Sunday, 15 June 2014

How About Four More Years?

If there is one person on a hockey club who can never truly feel like his job is safe, it's a head coach. Far too often, they become scapegoats for poorly-performing players, underachieving teams, and general malaise surrounding the franchise. While some of those problems can be attributed to the head coach, not every problem should be squarely placed on the shoulders of the man behind the bench. After all, he's one guy. In saying that, I found it interesting that the Montreal Canadiens - fresh off their loss to the Rangers in the Eastern Conference Final - decided to ink Michel Therrien to a four-year contract extension that kicks in next season.

There's no denying that the Canadiens have been fairly successful under Therrien's tutelage.

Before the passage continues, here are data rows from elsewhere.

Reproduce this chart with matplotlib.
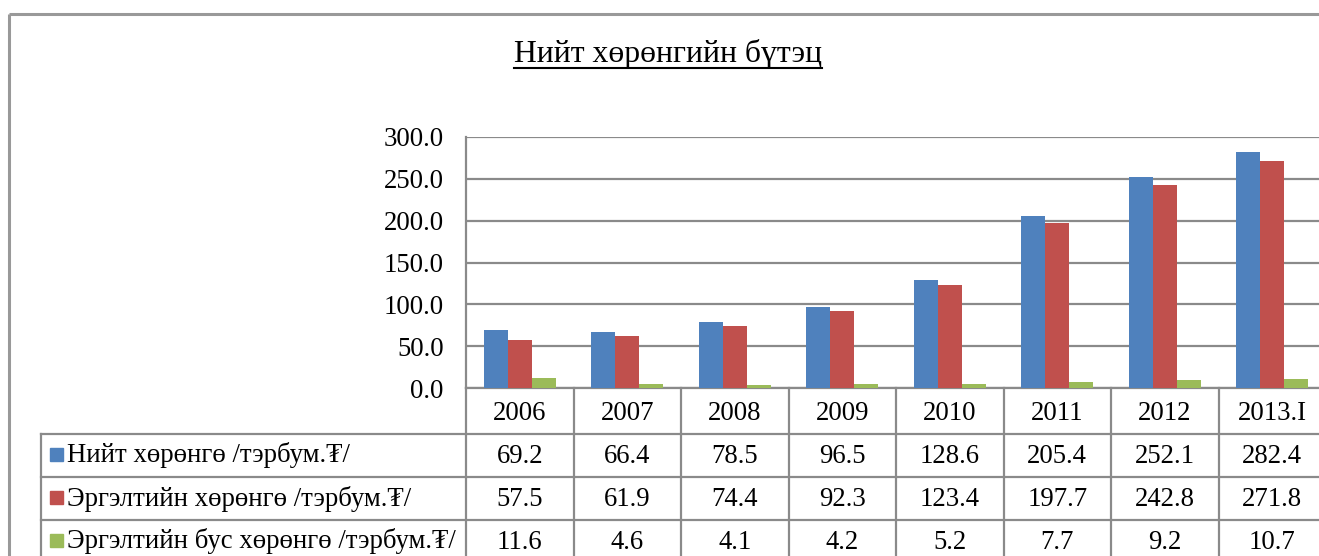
import numpy as np
import matplotlib
matplotlib.use('Agg')
from matplotlib import pyplot as plt
from matplotlib.patches import Rectangle

plt.rcParams['font.family'] = ['Liberation Serif', 'DejaVu Serif', 'DejaVu Sans']

# data
years = ['2006', '2007', '2008', '2009', '2010', '2011', '2012', '2013.I']
niit = [69.2, 66.4, 78.5, 96.5, 128.6, 205.4, 252.1, 282.4]
ergeltiin = [57.5, 61.9, 74.4, 92.3, 123.4, 197.7, 242.8, 271.8]
ergeltiin_bus = [11.6, 4.6, 4.1, 4.2, 5.2, 7.7, 9.2, 10.7]
series_names = ['Нийт хөрөнгө /тэрбум.₮/',
                'Эргэлтийн хөрөнгө /тэрбум.₮/',
                'Эргэлтийн бус хөрөнгө /тэрбум.₮/']
colors = ['#4F81BD', '#C0504D', '#9BBB59']
title = 'Нийт хөрөнгийн бүтэц'

W, H = 1319, 556
fig = plt.figure(figsize=(W / 100, H / 100), dpi=100)

# layout in pixels
plot_l, plot_t, plot_b = 466, 137, 388
cat_w = 107.5
n = len(years)
grid_col = '#8a8a8a'
fs = 19.3

ax = fig.add_axes([plot_l / W, (H - plot_b) / H, n * cat_w / W, (plot_b - plot_t) / H])
x = np.arange(n)
bw = 0.222
for k, vals in enumerate([niit, ergeltiin, ergeltiin_bus]):
    ax.bar(x + (k - 1) * bw, vals, bw, color=colors[k], zorder=3)
ax.set_xlim(-0.5, n - 0.5)
ax.set_ylim(0, 300)
ax.set_yticks(np.arange(0, 301, 50))
ax.set_yticklabels(['%.1f' % v for v in np.arange(0, 301, 50)], fontsize=fs)
ax.tick_params(axis='y', length=0, pad=16)
ax.set_xticks([])
ax.yaxis.grid(True, color=grid_col, linewidth=1.6, zorder=0)
for s in ['top', 'right']:
    ax.spines[s].set_visible(False)
for s in ['left', 'bottom']:
    ax.spines[s].set_color(grid_col)
    ax.spines[s].set_linewidth(1.6)

# overlay in pixel coords for frame, title and data table
ov = fig.add_axes([0, 0, 1, 1])
ov.set_xlim(0, W)
ov.set_ylim(H, 0)
ov.axis('off')
ov.patch.set_visible(False)

# outer chart frame
ov.plot([9, W], [14, 14], color='#999999', lw=2.2, solid_capstyle='butt')
ov.plot([9, 9], [14, H], color='#999999', lw=2.2, solid_capstyle='butt')

# title with underline
t = ov.text(668, 62, title, ha='center', va='baseline', fontsize=22.8)
fig.canvas.draw()
bb = t.get_window_extent().transformed(ov.transData.inverted())
ov.plot([bb.x0, bb.x1], [68, 68], color='black', lw=1.5)

# data table
row_y = [plot_b, 434, 477, 520, 563]
leg_l = 41
lw = 1.6
for i in range(n + 1):
    xx = plot_l + i * cat_w
    ov.plot([xx, xx], [plot_b, H], color=grid_col, lw=lw)
for yy in row_y[1:4]:
    ov.plot([leg_l, W], [yy, yy], color=grid_col, lw=lw)
ov.plot([leg_l, leg_l], [row_y[1], H], color=grid_col, lw=lw)

for i, yr in enumerate(years):
    cx = plot_l + (i + 0.5) * cat_w
    ov.text(cx, (row_y[0] + row_y[1]) / 2 + 2, yr, ha='center', va='center', fontsize=fs)
    for r, vals in enumerate([niit, ergeltiin, ergeltiin_bus]):
        cy = (row_y[r + 1] + row_y[r + 2]) / 2 + 1
        ov.text(cx, cy, '%.1f' % vals[i], ha='center', va='center', fontsize=fs)

for r, name in enumerate(series_names):
    cy = (row_y[r + 1] + row_y[r + 2]) / 2
    ov.add_patch(Rectangle((50, cy - 7.5), 13, 13, color=colors[r]))
    ov.text(67, cy, name, ha='left', va='center', fontsize=fs)

plt.savefig('out.png', dpi=100)
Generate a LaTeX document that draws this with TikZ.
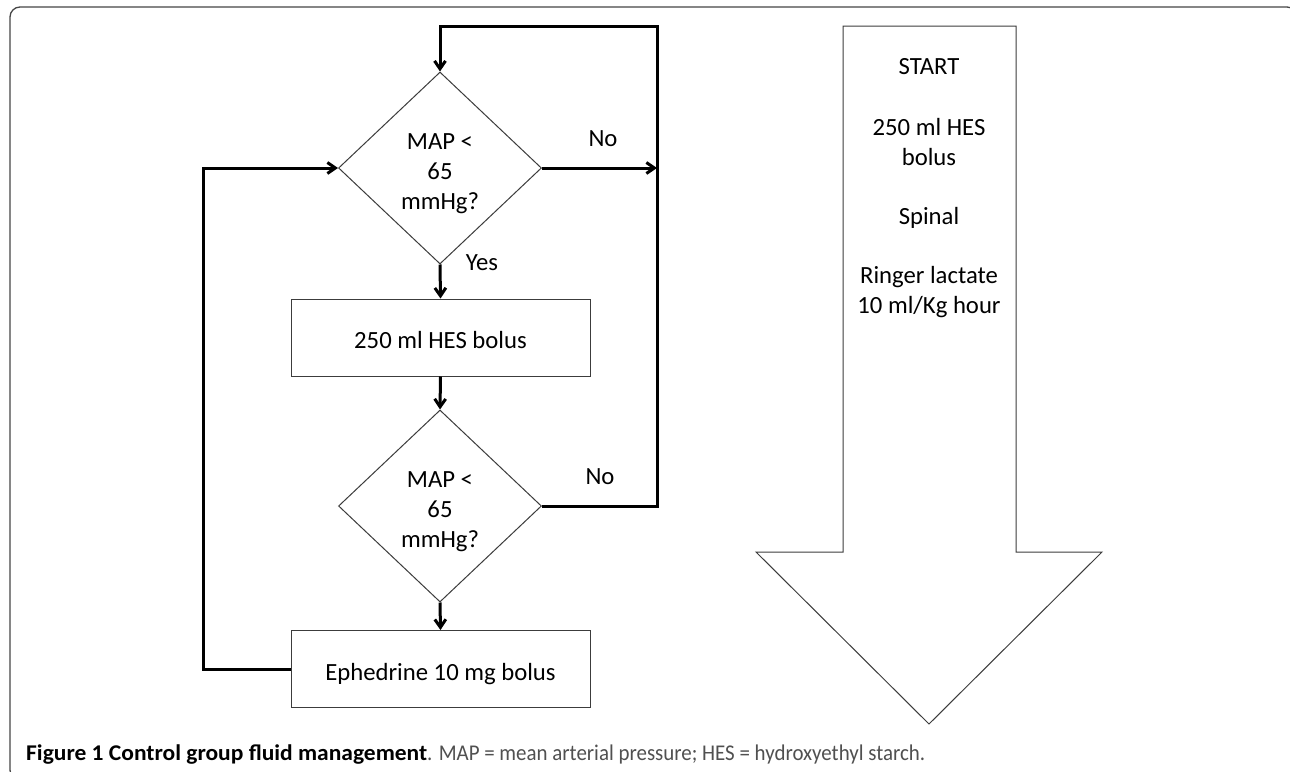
\documentclass[tikz,border=0pt]{standalone}
\usepackage{fontspec}
\setmainfont{Carlito}
\usetikzlibrary{arrows.meta,shapes.geometric}
\definecolor{outl}{RGB}{60,60,60}
\definecolor{framecol}{RGB}{70,70,70}
\definecolor{capgray}{RGB}{80,80,80}
\newsavebox\figcapbox
\newlength\figcapwd
% fit a piece of caption text to a given width, keeping its height
\newcommand\fitcappart[2]{%
  \sbox\figcapbox{#2}%
  \setlength\figcapwd{\wd\figcapbox}%
  \pgfmathsetmacro\capfac{#1/\the\figcapwd}%
  \scalebox{\capfac}[1]{\usebox\figcapbox}}
\newcommand\figcapfit{%
  \fontsize{22.5}{24}\selectfont
  \fitcappart{401}{\textbf{Figure 1 Control group fluid management}}%
  \fitcappart{498}{\color{capgray}. MAP = mean arterial pressure; HES = hydroxyethyl starch.}}
\begin{document}
\begin{tikzpicture}[x=1pt,y=-1pt,
  every node/.style={font=\fontsize{24.7}{30}\selectfont, inner sep=0pt},
  decision/.style={draw=outl, line width=1pt, shape=diamond, minimum width=203pt, minimum height=192pt, align=center},
  procbox/.style={draw=outl, line width=1pt, rectangle, minimum width=299pt, minimum height=77pt, text height=22pt, text depth=0pt},
  flowline/.style={line width=3pt, line join=miter},
  flow/.style={flowline, -{Straight Barb[length=8pt,width=11pt,line width=3pt]}},
  bigarrow/.style={draw=outl, line width=1pt, fill=white, line join=miter},
  lbl/.style={anchor=center},
  arrtxt/.style={anchor=base}
]
\useasboundingbox (0,0) rectangle (1290,771);
\clip (0,0) rectangle (1290,771);
\fill[white] (0,0) rectangle (1290,771);
% frame
\draw[framecol, line width=1.3pt, rounded corners=10pt] (10,7) rectangle (1297,780);

% flowchart nodes
\node[decision] (d1) at (440,168) {\rule{0pt}{27pt}MAP <\\65\\mmHg?};
\node[procbox] (b1) at (440.5,337.5) {250 ml HES bolus};
\node[decision] (d2) at (440,506) {\rule{0pt}{27pt}MAP <\\65\\mmHg?};
\node[procbox] (b2) at (440.5,669) {Ephedrine 10 mg bolus};

\coordinate (tl) at (440,26);
\coordinate (tr) at (657,26);
\coordinate (rj) at (657,168);
\coordinate (rb) at (657,506);
\coordinate (lb) at (203,669);
\coordinate (lt) at (203,168);

% connectors
\draw[flow] (d1.south) -- (b1.north);
\draw[flow] (b1.south) -- (d2.north);
\draw[flow] (d2.south) -- (b2.north);
\draw[flow] (d1.east) -- (rj);
\draw[flow] (d2.east) -- (rb) -- (tr) -- (tl) -- (d1.north);
\draw[flow] (b2.west) -- (lb) -- (lt) -- (d1.west);

% labels
\node[lbl] (no1) at (603,139) {No};
\node[lbl] (yes1) at (482,263) {Yes};
\node[lbl] (no2) at (600,477) {No};

% big arrow
\draw[bigarrow] (843,26) -- (1016,26) -- (1016,552) -- (1102,552) -- (929,724) -- (756,552) -- (843,552) -- cycle;
\node[arrtxt] (start) at (929,74) {START};
\node[arrtxt] (hes1) at (929,135) {250 ml HES};
\node[arrtxt] (hes2) at (929,165) {bolus};
\node[arrtxt] (spinal) at (929,224) {Spinal};
\node[arrtxt] (ring1) at (929,283) {Ringer lactate};
\node[arrtxt] (ring2) at (929,313) {10 ml/Kg hour};

% caption
\node[anchor=base west] (cap) at (26,760) {\figcapfit};
\end{tikzpicture}
\end{document}
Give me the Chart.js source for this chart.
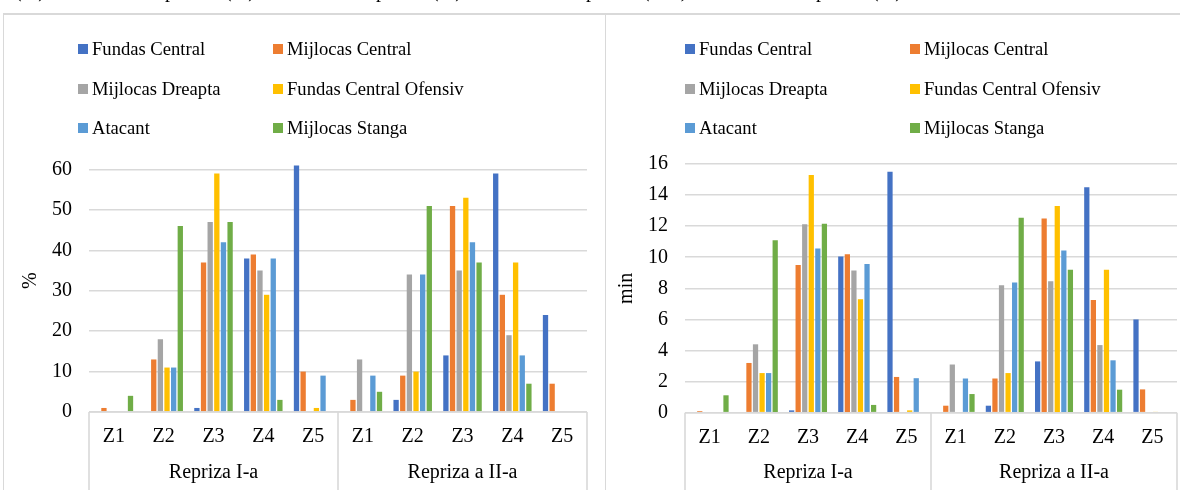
<!DOCTYPE html>
<html>
<head>
<meta charset="utf-8">
<script src="https://cdn.jsdelivr.net/npm/chart.js@4.4.1/dist/chart.umd.min.js"></script>
<style>
  html, body { margin:0; padding:0; background:#fff; }
  body { width:1180px; height:490px; overflow:hidden; position:relative; font-family:"Liberation Serif","Times New Roman",serif; }
  .box { position:absolute; border:solid #d9d9d9; box-sizing:border-box; }
  canvas { position:absolute; top:0; }
  .lg { position:absolute; font-size:18.6px; color:#000; white-space:nowrap; line-height:20px; }
  .lg i { position:absolute; width:10px; height:10px; left:-14px; top:5px; }
  .top { position:absolute; top:-20.5px; font-size:20px; line-height:20px; color:#000; }
</style>
</head>
<body>
<div class="box" style="left:3px;top:13px;width:603px;height:500px;border-width:2px 1px 0 1px;"></div>
<div class="box" style="left:605px;top:13px;width:580px;height:500px;border-width:2px 0 0 1px;"></div>
<canvas id="c1" width="605" height="490" style="left:0;width:605px;height:490px;"></canvas>
<canvas id="c2" width="575" height="490" style="left:605px;width:575px;height:490px;"></canvas>
<div id="legends"></div>
<div id="toptext"></div>
<script>
// ---- data ----
const zoneLabels = ['Z1','Z2','Z3','Z4','Z5'];
const groupLabels = ['Repriza I-a','Repriza a II-a'];
const seriesNames = ['Fundas Central','Mijlocas Central','Mijlocas Dreapta','Fundas Central Ofensiv','Atacant','Mijlocas Stanga'];
const seriesColors = ['#4472C4','#ED7D31','#A5A5A5','#FFC000','#5B9BD5','#70AD47'];

// percent chart (Z1..Z5 first half, Z1..Z5 second half)
const pctFundasCentral    = [0, 0, 1, 38, 61,   0, 3, 14, 59, 24];
const pctMijlocasCentral  = [1, 13, 37, 39, 10,  3, 9, 51, 29, 7];
const pctMijlocasDreapta  = [0, 18, 47, 35, 0,   13, 34, 35, 19, 0];
const pctFundasOfensiv    = [0, 11, 59, 29, 1,   0, 10, 53, 37, 0];
const pctAtacant          = [0, 11, 42, 38, 9,   9, 34, 42, 14, 0];
const pctMijlocasStanga   = [4, 46, 47, 3, 0,    5, 51, 37, 7, 0];

// minutes chart
const minFundasCentral    = [0, 0, 0.15, 10.05, 15.5,   0.05, 0.45, 3.3, 14.5, 6.0];
const minMijlocasCentral  = [0.1, 3.2, 9.5, 10.2, 2.3,   0.45, 2.2, 12.5, 7.25, 1.5];
const minMijlocasDreapta  = [0, 4.4, 12.12, 9.15, 0,     3.1, 8.2, 8.45, 4.35, 0];
const minFundasOfensiv    = [0, 2.55, 15.3, 7.3, 0.15,   0, 2.55, 13.3, 9.2, 0.03];
const minAtacant          = [0, 2.55, 10.57, 9.57, 2.22, 2.2, 8.37, 10.43, 3.37, 0];
const minMijlocasStanga   = [1.12, 11.1, 12.15, 0.5, 0,  1.2, 12.55, 9.2, 1.48, 0];

const pctTicks = [0,10,20,30,40,50,60];
const minTicks = [0,2,4,6,8,10,12,14,16];

const FONT = '"Liberation Serif","Times New Roman",serif';
const GRID = '#d9d9d9';

const categories = groupLabels.flatMap(() => zoneLabels);

function makeDatasets(arrs) {
  return arrs.map((d, i) => ({
    label: seriesNames[i],
    data: d,
    backgroundColor: seriesColors[i],
    borderWidth: 0,
    clip: false,
    categoryPercentage: 0.8,
    barPercentage: 0.8
  }));
}

const boxPlugin = {
  id: 'boxes',
  afterDraw(chart, args, opts) {
    const ctx = chart.ctx;
    const xs = chart.scales.x, ys = chart.scales.y;
    const ca = chart.chartArea;
    const y0 = ys.getPixelForValue(0);
    const mid = (xs.getPixelForValue(4) + xs.getPixelForValue(5)) / 2;
    ctx.save();
    ctx.strokeStyle = GRID;
    ctx.lineWidth = 1.6;
    ctx.beginPath();
    ctx.moveTo(ca.left, y0); ctx.lineTo(ca.right, y0);
    [ca.left, mid, ca.right].forEach(x => { ctx.moveTo(x, y0); ctx.lineTo(x, chart.height + 5); });
    ctx.stroke();
    ctx.fillStyle = '#000';
    ctx.font = '20px ' + FONT;
    ctx.textAlign = 'center';
    ctx.textBaseline = 'middle';
    ctx.fillText(groupLabels[0], (ca.left + mid) / 2, opts.groupY);
    ctx.fillText(groupLabels[1], (mid + ca.right) / 2, opts.groupY);
    // y axis title
    ctx.save();
    ctx.translate(opts.titleX, (ca.top + ca.bottom) / 2 + opts.titleDy);
    ctx.rotate(-Math.PI / 2);
    ctx.fillText(opts.title, 0, 0);
    ctx.restore();
    ctx.restore();
  }
};

function makeChart(id, arrs, maxV, step, cfg) {
  return new Chart(document.getElementById(id), {
    type: 'bar',
    data: { labels: categories, datasets: makeDatasets(arrs) },
    options: {
      responsive: false,
      animation: false,
      devicePixelRatio: 1,
      layout: { padding: { top: cfg.top, right: cfg.right, left: 0, bottom: 0 } },
      plugins: {
        legend: { display: false },
        tooltip: { enabled: false },
        boxes: { groupY: 473, titleX: cfg.titleX, title: cfg.title, titleDy: cfg.titleDy }
      },
      scales: {
        x: {
          type: 'category',
          grid: { display: false, drawTicks: false },
          border: { display: false },
          ticks: { color: '#000', font: { family: FONT, size: 20 }, padding: 13, maxRotation: 0, autoSkip: false },
          afterFit: s => { s.height = cfg.xh; }
        },
        y: {
          min: 0, max: maxV,
          grid: { color: GRID, lineWidth: 1.6, drawTicks: false },
          border: { display: false },
          ticks: { stepSize: step, color: '#000', font: { family: FONT, size: 20 }, padding: 17 },
          afterFit: s => { s.width = cfg.yw; }
        }
      }
    },
    plugins: [boxPlugin]
  });
}

makeChart('c1',
  [pctFundasCentral, pctMijlocasCentral, pctMijlocasDreapta, pctFundasOfensiv, pctAtacant, pctMijlocasStanga],
  pctTicks[pctTicks.length - 1], pctTicks[1] - pctTicks[0],
  { top: 169.5, right: 18, xh: 78, yw: 89, titleX: 31, title: '%', titleDy: -10 });

makeChart('c2',
  [minFundasCentral, minMijlocasCentral, minMijlocasDreapta, minFundasOfensiv, minAtacant, minMijlocasStanga],
  minTicks[minTicks.length - 1], minTicks[1] - minTicks[0],
  { top: 164, right: 3, xh: 77.3, yw: 80, titleX: 22, title: 'min', titleDy: 0 });

// ---- legends (HTML, built from the series arrays) ----
const legendCols = [[92, 287], [699, 924]];
const legendRows = [39, 79, 118];
const lg = document.getElementById('legends');
legendCols.forEach(cols => {
  seriesNames.forEach((name, i) => {
    const d = document.createElement('div');
    d.className = 'lg';
    d.style.left = cols[i % 2] + 'px';
    d.style.top = legendRows[Math.floor(i / 2)] + 'px';
    d.innerHTML = '<i style="background:' + seriesColors[i] + '"></i>';
    d.appendChild(document.createTextNode(name));
    lg.appendChild(d);
  });
});

// ---- cropped caption line at the very top ----
const topBits = [[15,'(%)'],[165,'p'],[225,'(%)'],[376,'p'],[432,'(%)'],[586,'p'],[643,'(min)'],[816,'p'],[872,'(%)']];
const tt = document.getElementById('toptext');
topBits.forEach(([x, t]) => {
  const s = document.createElement('div');
  s.className = 'top';
  s.style.left = x + 'px';
  s.textContent = t;
  tt.appendChild(s);
});
</script>
</body>
</html>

They fell in the first-round in 2012-13 to Ottawa, but advanced past the Tampa Bay Lightning in impressive fashion before eliminating their division rivals in the Boston Bruins in what most would consider an upset despite the Canadiens having won the season series. Therrien is showing that he knows the game and his players well, and he's been rewarded for his work in going 75-42-13 over the last two regular seasons.

"It really shows the stability that Marc Bergevin and Geoff Molson want to establish with the Canadiens," said Therrien on a conference call. "We've progressed a lot over the past two years and we want to continue to progress. It's a sign of confidence."

I, for one, am pretty satisfied with this move. Therrien has proven he can take a team of younger players and mold them into a contender. It helps that he has a world-class goalie, some solid veterans, and some good talent, but his usage of his fourth-line in the playoffs really proved to be the difference in the series against the Bruins as he matched skill against grinders. While his team fell short in the Eastern Conference Final after Carey Price was injured, the Canadiens were still in most games against the Rangers with an inexperienced Dustin Tokarski minding the fort, and Tokarski looked not only capable but ready for an NHL job next season.

If there was one thing that should be noted, his interaction with his players - seen very clearly on the TV series CH24 - has improved dramatically from his previous stints in both Montreal and Pittsburgh. Therrien appears to have excellent rapport with his stars, and was seen talking to younger players in offering advice and knowledge. Yes, there were times he chewed out a player like PK Subban or Josh Gorges, but he has refined his coaching style and has become a better motivator and nurturer when the times call for it. This development was, I believe, a major key to Montreal's run this year in the playoffs.

If a head coach wants job security, the results will guarantee that. Michel Therrien deservedly has that security.